I had to Google tawdry. Just to be sure I knew what it meant. You can do it too if you like.
(Who needs an inner critic when you have long lost family, eh?)
Anyway. It got me thinking. In fragments. Because, kids.
And that thought was this:
She’s Right.
I kicked the foot of bed, felt like I might be sick, then stuffed the hurt and a Nytol both firmly down my gullet and tried to sleep.
I got up the next day and attempted to forget about it. I went to my dad’s funeral. I went back to work. I went back to normal life. And I stopped writing.
I decided in fact I need not ever write again. What is point. Waste of time. What a mess. Etc.
It felt odd at first. And then actually a relief. One less thing to do! I can now eat gherkins from the jar to heart’s content. With all that not writing I wasn’t doing I had further time for Instagram and self-loathing.
The problem was, I soon realised, that half the writing I do, is actually in my head. Not haikus in the shower exactly. But stories taking shape, constantly, vividly, beautifully.
This wouldn’t do, I told myself. To fully commit to not writing, you need to not even think about writing. You need to start thinking about Other Things. You need to become a florist maybe. Or at least do more squats.
And that turned out to be possible too (the not thinking about writing, not the squats). All I had to do to stop writing in my head was watch more TV. Buy stuff I don’t need on the internet. Send myself down internet wormholes.
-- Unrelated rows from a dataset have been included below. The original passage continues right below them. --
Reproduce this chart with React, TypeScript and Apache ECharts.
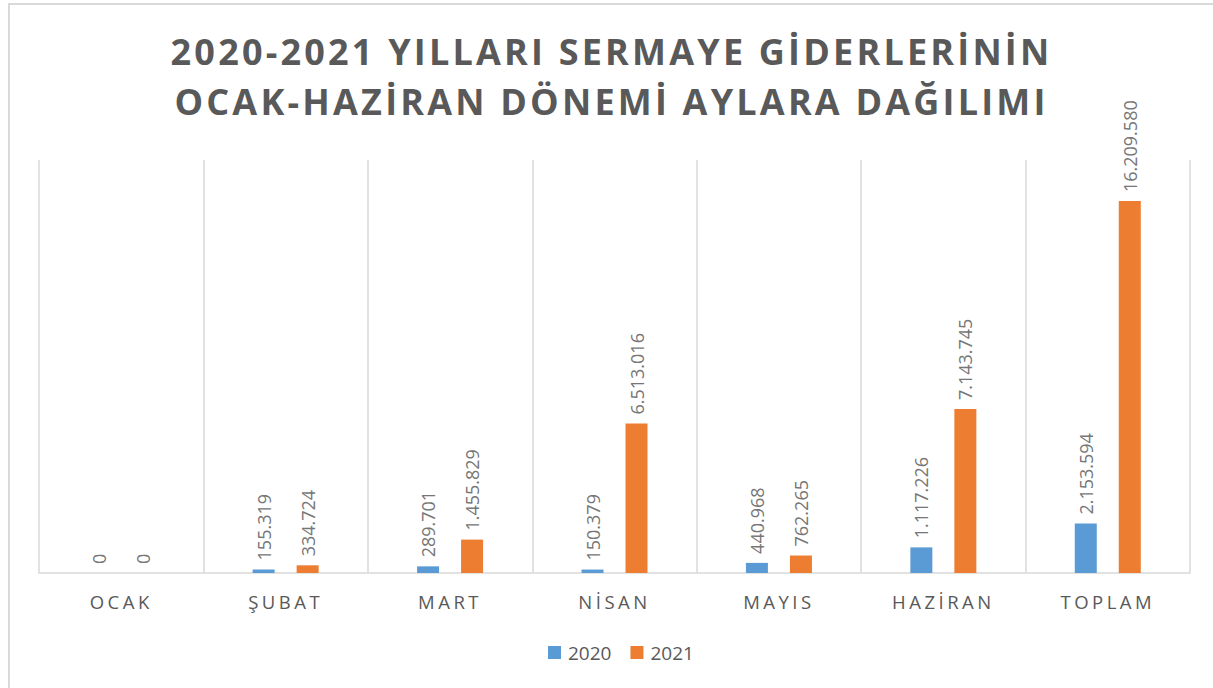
import React, { useEffect, useRef } from "react";
import * as echarts from "echarts";

const categories = ["OCAK", "ŞUBAT", "MART", "NİSAN", "MAYIS", "HAZİRAN", "TOPLAM"];
const values2020 = [0, 155319, 289701, 150379, 440968, 1117226, 2153594];
const values2021 = [0, 334724, 1455829, 6513016, 762265, 7143745, 16209580];
const titleLines = ["2020-2021 YILLARI SERMAYE GİDERLERİNİN", "OCAK-HAZİRAN DÖNEMİ AYLARA DAĞILIMI"];

const fmt = (v: number) => String(Math.round(v)).replace(/\B(?=(\d{3})+(?!\d))/g, ".");

const css = `
.chartwrap text[style*="36px"] { letter-spacing: 3.2px; }
.chartwrap text[style*="18.5px"] { letter-spacing: 3.5px; }
`;

export default function App() {
  const ref = useRef<HTMLDivElement>(null);
  useEffect(() => {
    const chart = echarts.init(ref.current!, null, { renderer: "svg" });
    const labelCfg = {
      show: true,
      position: "top",
      rotate: 90,
      align: "left",
      verticalAlign: "middle",
      distance: 9,
      color: "#767676",
      fontSize: 18,
      fontFamily: "Open Sans",
      formatter: (p: any) => fmt(p.value),
    };
    chart.setOption({
      animation: false,
      backgroundColor: "transparent",
      title: {
        text: titleLines.join("\n"),
        left: "50%",
        textAlign: "center",
        top: 21,
        textStyle: {
          fontFamily: "Open Sans",
          fontWeight: "bold",
          fontSize: 36,
          lineHeight: 50,
          color: "#595959",
        },
      },
      legend: {
        bottom: 21,
        left: 543,
        itemWidth: 13,
        itemHeight: 13,
        itemGap: 19,
        icon: "rect",
        textStyle: { fontFamily: "Open Sans", fontSize: 19, color: "#595959", padding: [0, 0, 0, 2] },
        data: ["2020", "2021"],
      },
      grid: { left: 39, right: 23, top: 160, bottom: 115 },
      xAxis: {
        type: "category",
        data: categories,
        axisLine: { lineStyle: { color: "#d9d9d9", width: 1.5 } },
        axisTick: { show: false },
        splitLine: { show: true, lineStyle: { color: "#d9d9d9", width: 1.5 } },
        axisLabel: {
          margin: 19,
          fontFamily: "Open Sans",
          fontSize: 18.5,
          color: "#595959",
        },
      },
      yAxis: {
        type: "value",
        min: 0,
        max: 18000000,
        show: false,
        splitLine: { show: false },
      },
      series: [
        {
          name: "2020",
          type: "bar",
          data: values2020,
          barWidth: 22,
          barGap: "100%",
          itemStyle: { color: "#5B9BD5" },
          label: labelCfg,
        },
        {
          name: "2021",
          type: "bar",
          data: values2021,
          barWidth: 22,
          barGap: "100%",
          itemStyle: { color: "#ED7D31" },
          label: labelCfg,
        },
      ],
    });
    return () => chart.dispose();
  }, []);
  return (
    <div
      className="chartwrap"
      style={{
        position: "fixed",
        left: 0,
        top: 0,
        width: 1213,
        height: 688,
        overflow: "hidden",
        background: "#fff",
      }}
    >
      <style>{css}</style>
      <div
        style={{
          position: "absolute",
          left: 8,
          top: 3,
          width: 1400,
          height: 900,
          border: "2px solid #d9d9d9",
        }}
      />
      <div ref={ref} style={{ position: "absolute", left: 0, top: 0, width: 1213, height: 688 }} />
    </div>
  );
}
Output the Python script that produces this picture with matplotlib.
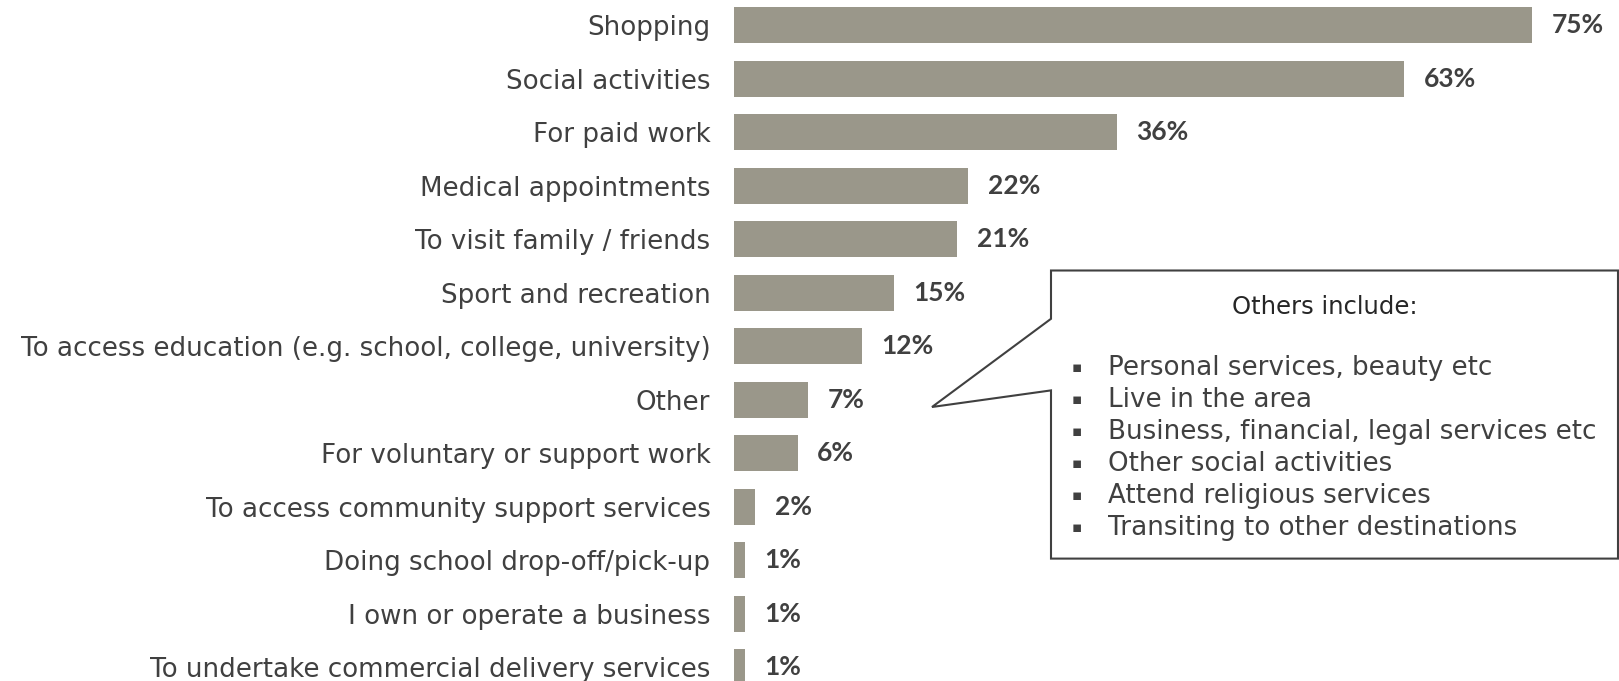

It was nice at first. In honesty. Slobbing my way through the weeks. But soon my eye began to twitch with all the junk pressing on it that was sitting there unsorted in my overstuffed brain.
My thoughts had stopped swooping and soaring. They now only went one way. Bending around corners was impossible. Instead, they hit dead ends. My vision blunted. My thoughts became limited. Angry. Bleak. Grey. Done. Binary. Who cares anyway. I stomped around the house moaning about the skirting boards. Useless. Upset. Seething.
And now here I am. Almost two months later.
Reluctantly. (Because rogue relatives with vicious words cut deep). But magnetically drawn back to the wretched page. Stuck on the proverbial platform of Didcot effing Parkway.
And so I’m sitting at my kitchen table, with a wine. (And I know we’re all supposed to not be drinking now, but sometimes it helps to loosen up the lock down in my head). And tonight, it’s let me luxuriously have a new thought.
And the thought is: What if she’s just a dick?
Oh.
What if we choose not to take advice from people we’d never go to for it? What if we put the same energy of chastising ourselves for not being better into quietly doing the very thing we’ve been told not to.
(Disclaimer. The child in me wants to also tattoo tawdry on one’s forehead, just for kicks, too).
My thoughts remain disjointed. (Summer holidays, etc). But if I’ve learnt anything from my kids this six weeks stretch it’s not to listen when some tired old hag tells you they know better.
And so my fingers tap, tap, tap, delete, tap.
I pour another inch of wine. And stare at the screen, allowing thoughts to connect, slowly but surely, like locomotives chugging heavily out of Didcot Parkway.
Chug, chug, chug, tap, tap, tap.
She’s right, I laugh, as I write another paragraph of absolute tosh. My writing is tawdry. Hurrah for tawdry! And also hurrah for the words that clearly also stop me from falling off the tracks. (The train metaphor, like me, will go to bed soon).
My husband has eaten his fridge dinner now. And appears to have given up on me joining him to watch a film. He’s fussing by the sink, making mint tea:
“Right, I’m off to bed, you still writing?” He yawns.
I watch him reach for the light switch, finger hovering on the hallway dimmer, paused, waiting for my response.
I raise my two typing fingers above the keyboard and smile, showing all my straight white, (only slightly red wine-stained) teeth.
“Yes” I nod. “I’m still writing”.
I'd like an Open Return to Didcot Parkway pls. Your tawdry train of thought is one of the best I know. Keep writing.
She clearly hasn't read JK Rowling. The most successful writers on the planet are tawdry as fuck. Divorce the hag and don't. stop. writing.